Technically, the stock price is testing a critical support zone between 27,500 and 28,000 won, a level that held during the market volatility of late 2025. A break below 27,500 won could trigger further selling toward the 52-week low of 24,000 won. Initial resistance is now established at the 31,000 won level, which was former support.
Market participants should monitor the formal signing of the memorandum of understanding between Canada and Thyssenkrupp, expected within 90 days. Any delays or unexpected complications could provide a tactical rebound opportunity for Hanwha Ocean shares. Conversely, a smooth progression will cement the negative narrative. Broader defense sector sentiment will be influenced by the NATO summit communiqué on July 11, which may outline further allied procurement initiatives.
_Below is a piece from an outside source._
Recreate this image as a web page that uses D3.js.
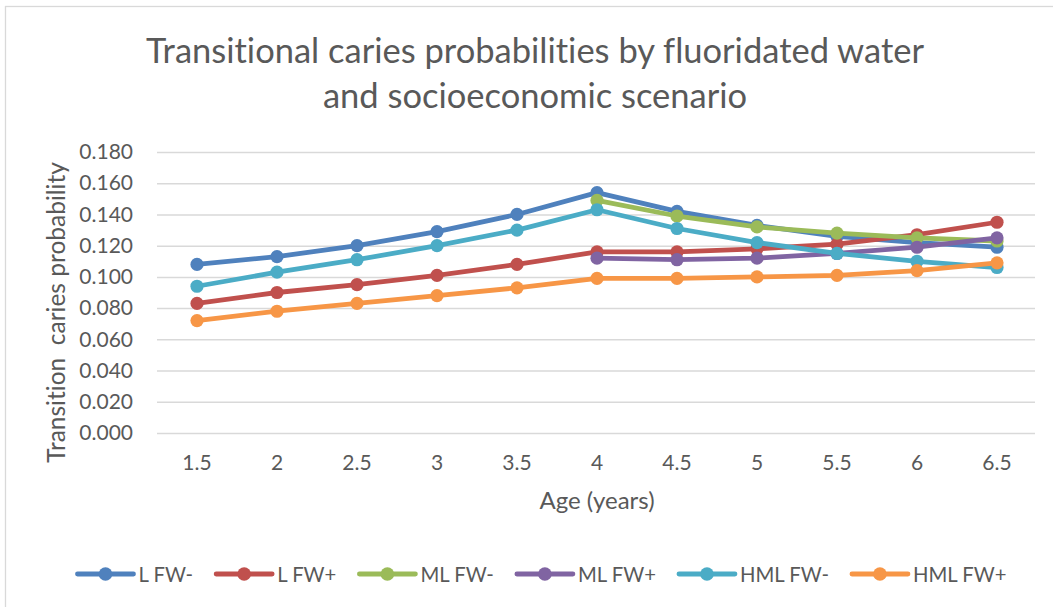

Frequently Asked Questions
How does this loss affect Hanwha Ocean's financial health?
The immediate financial impact is minimal as the contract was not yet on the books. The long-term effect is a reduction in future revenue growth projections. Analysts at Meritz Securities revised their 2027-2028 revenue estimates for Hanwha Ocean downward by 15-18%. The company's balance sheet remains solid with a net cash position, but the loss diminishes its peak earnings potential and may lead to a derating of its valuation multiples compared to defense-heavy peers.
What are the geopolitical implications of Canada choosing a German supplier?
The decision reinforces a trend of Western nations consolidating defense procurement within established NATO industrial bases. It highlights the challenges for South Korea, a non-NATO member, in penetrating the core markets of the alliance despite offering competitive technology and pricing. This may push Korean defense firms to deepen partnerships with countries in Southeast Asia and the Middle East, further bifurcating the global defense market along geopolitical lines.